I always though such 'bhakti' came to folks living near Srirangam and brought up on the lore of Vishnu.

Monday, December 17, 2007

Arriving at hyper-parenthood

Saturday was the appointed day when we got initiated into hyper-parenting.

10:00 am was school day for S, 9:30 was a clouring and recitation compettition for the V organized by some hyperactive Rotary club. The boys went to the school after I got the dancer 'costumed'. The girls went to attack the Rotarians.

After a long wait, around 11:00 am, we got round to some tear-filled colouring. All the while responding (calmly) to things like
- "Why is baby fish in this picture jumping out of the water?".
- "Will it not die?".
- "But, it is STILL looking happy".
- "I want the fish to show me the other eye so that I can colour it Blue."
- "Why is THAAT girl painting, while I am crayoning?"

Then we rushed to meet the boys at the the dance. Lovely dance to a number called Suvvi Suvvali (Kannada of course, from Mungaru Male). Lots of goofed up photo-ops later, we arrived back at the venue for recitation as a full family. Hyper, needless to say. The twosome ran around the grounds, fell, bruised, wailed, hugged, pushed each other all over again, rolled in the mud like dogs....Finally V was asked to take the stage. By which time I was puffed. She put the mike INTO her mouth and sang "Wheels on the bus". Judges were pretty impressed.
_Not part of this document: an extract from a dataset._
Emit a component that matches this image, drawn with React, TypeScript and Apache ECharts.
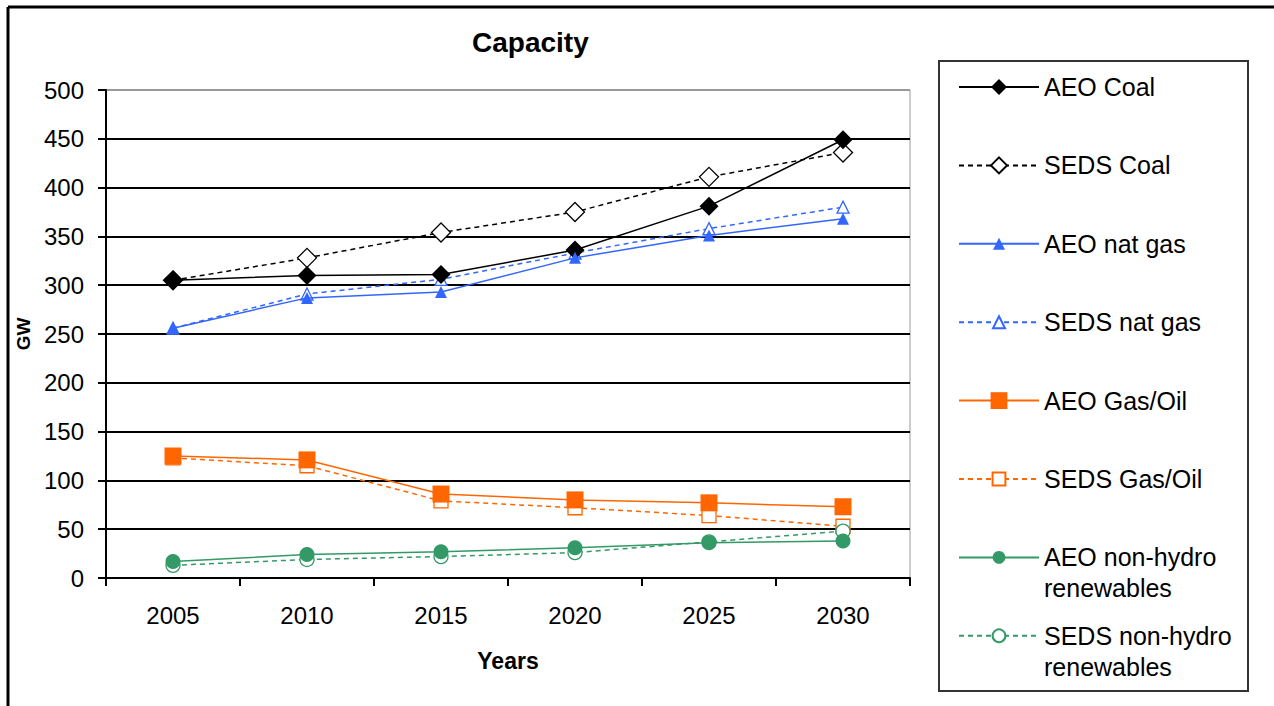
import React, { useEffect, useRef } from "react";
import * as echarts from "echarts";

const years = ["2005", "2010", "2015", "2020", "2025", "2030"];
const yTicks = [0, 50, 100, 150, 200, 250, 300, 350, 400, 450, 500];

const aeoCoal = [305, 310, 311, 336, 381, 449];
const sedsCoal = [305, 328, 354, 375, 411, 436];
const aeoNatGas = [256, 287, 293, 328, 351, 368];
const sedsNatGas = [256, 291, 306, 333, 358, 380];
const aeoGasOil = [125, 121, 86, 80, 77, 73];
const sedsGasOil = [123, 115, 79, 72, 64, 53];
const aeoRenew = [17, 24, 27, 31, 36, 38];
const sedsRenew = [13, 19, 22, 26, 37, 48];

const seriesNames = [
  "AEO Coal",
  "SEDS Coal",
  "AEO nat gas",
  "SEDS nat gas",
  "AEO Gas/Oil",
  "SEDS Gas/Oil",
  "AEO non-hydro renewables",
  "SEDS non-hydro renewables",
];
const legendLabels = [
  "AEO Coal",
  "SEDS Coal",
  "AEO nat gas",
  "SEDS nat gas",
  "AEO Gas/Oil",
  "SEDS Gas/Oil",
  "AEO non-hydro\nrenewables",
  "SEDS non-hydro\nrenewables",
];

const FONT = "'Liberation Sans', Arial, sans-serif";
const BLACK = "#000000";
const BLUE = "#3366FF";
const ORANGE = "#FF6600";
const GREEN = "#339966";

export default function App() {
  const ref = useRef<HTMLDivElement>(null);

  useEffect(() => {
    if (!ref.current) return;
    const chart = echarts.init(ref.current, undefined, { renderer: "svg" });

    const specs = [
      { data: aeoCoal, color: BLACK, dashed: false, symbol: "diamond", size: 19, hollow: false, legendH: 20 },
      { data: sedsCoal, color: BLACK, dashed: true, symbol: "diamond", size: 19, hollow: true, legendH: 20 },
      { data: aeoNatGas, color: BLUE, dashed: false, symbol: "triangle", size: 12, hollow: false, legendH: 15 },
      { data: sedsNatGas, color: BLUE, dashed: true, symbol: "triangle", size: 12, hollow: true, legendH: 15 },
      { data: aeoGasOil, color: ORANGE, dashed: false, symbol: "rect", size: 17, hollow: false, legendH: 21 },
      { data: sedsGasOil, color: ORANGE, dashed: true, symbol: "rect", size: 14, hollow: true, legendH: 16 },
      { data: aeoRenew, color: GREEN, dashed: false, symbol: "circle", size: 15, hollow: false, legendH: 16 },
      { data: sedsRenew, color: GREEN, dashed: true, symbol: "circle", size: 14, hollow: true, legendH: 16 },
    ];

    const series = specs.map((s, i) => ({
      name: seriesNames[i],
      type: "line",
      data: s.data,
      symbol: s.symbol,
      symbolSize: s.size,
      z: s.hollow ? 2 : 3,
      lineStyle: {
        color: s.color,
        width: 1.5,
        type: s.dashed ? [5, 4] : "solid",
      },
      itemStyle: s.hollow
        ? { color: "#ffffff", borderColor: s.color, borderWidth: 1.3 }
        : { color: s.color, borderColor: s.color, borderWidth: 0 },
      emphasis: { disabled: true },
    }));

    const iconYs = [87, 165.4, 243.8, 322.2, 400.6, 479, 557.4, 635.8];
    const legends = seriesNames.map((name, i) => {
      const twoLine = legendLabels[i].indexOf("\n") >= 0;
      return {
        data: [name],
        orient: "vertical",
        left: 958,
        top: twoLine ? iconYs[i] - 46.5 : iconYs[i] - 15.5,
        padding: 0,
        itemWidth: 80,
        itemHeight: specs[i].legendH,
        selectedMode: false,
        formatter: () => (twoLine ? "\n" + legendLabels[i] : legendLabels[i]),
        textStyle: {
          fontFamily: FONT,
          fontSize: 25,
          color: "#000",
          lineHeight: 31,
        },
      };
    });

    const splitColors = yTicks.map((v) => (v === 500 ? "#999999" : "#000000"));

    chart.setOption({
      animation: false,
      backgroundColor: "#ffffff",
      title: {
        text: "Capacity",
        left: 472,
        top: 28,
        padding: 0,
        textStyle: { fontFamily: FONT, fontSize: 28, fontWeight: "bold", color: "#000" },
      },
      legend: legends,
      grid: {
        left: 106,
        right: 364,
        top: 90,
        bottom: 128,
        show: true,
        borderColor: "#999999",
        borderWidth: 1,
        backgroundColor: "transparent",
      },
      xAxis: {
        type: "category",
        data: years,
        boundaryGap: true,
        name: "Years",
        nameLocation: "middle",
        nameGap: 71,
        nameTextStyle: { fontFamily: FONT, fontSize: 23, fontWeight: "bold", color: "#000" },
        axisLine: { lineStyle: { color: "#000", width: 2 } },
        axisTick: { show: true, length: 8, lineStyle: { color: "#000", width: 2 } },
        axisLabel: { fontFamily: FONT, fontSize: 24, color: "#000", margin: 25, interval: 0 },
        splitLine: { show: false },
      },
      yAxis: {
        type: "value",
        min: 0,
        max: 500,
        interval: 50,
        name: "GW",
        nameLocation: "middle",
        nameGap: 66,
        nameRotate: 90,
        nameTextStyle: { fontFamily: FONT, fontSize: 19, fontWeight: "bold", color: "#000" },
        axisLine: { show: true, lineStyle: { color: "#000", width: 2 } },
        axisTick: { show: true, length: 8, lineStyle: { color: "#000", width: 2 } },
        axisLabel: { fontFamily: FONT, fontSize: 24, color: "#000", margin: 22 },
        splitLine: { show: true, lineStyle: { color: splitColors, width: 2 } },
      },
      graphic: [
        {
          type: "line",
          shape: { x1: 8, y1: 7, x2: 1274, y2: 7 },
          style: { stroke: "#000", lineWidth: 3 },
          silent: true,
        },
        {
          type: "line",
          shape: { x1: 8, y1: 7, x2: 8, y2: 706 },
          style: { stroke: "#000", lineWidth: 3 },
          silent: true,
        },
        {
          type: "rect",
          shape: { x: 939, y: 61, width: 309, height: 630 },
          style: { fill: "none", stroke: "#333", lineWidth: 2 },
          silent: true,
          z: -1,
        },
      ],
      series,
    });

    return () => {
      chart.dispose();
    };
  }, []);

  return (
    <div
      style={{ position: "fixed", left: 0, top: 0, width: 1274, height: 706, background: "#fff" }}
    >
      <div ref={ref} style={{ width: 1274, height: 706 }} />
    </div>
  );
}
I was planning a quiet lunch and nap at home when my niece called to say that my kids will love OSO and that I should take them to it (along with the neice of course). We drove to the other end of town and saw that movie. I immensely disliked it. But the gen-X liked it.

Next time, I will chaperone them, but wait outside on the steps with a book. But I guess I shouldnt get hyper about bad movies. Its all a part of hyper-parenting.

Hey, but I forgot take S to the Music class on Saturday. Hmm..Still have a long way to perfecting the skill, I guess.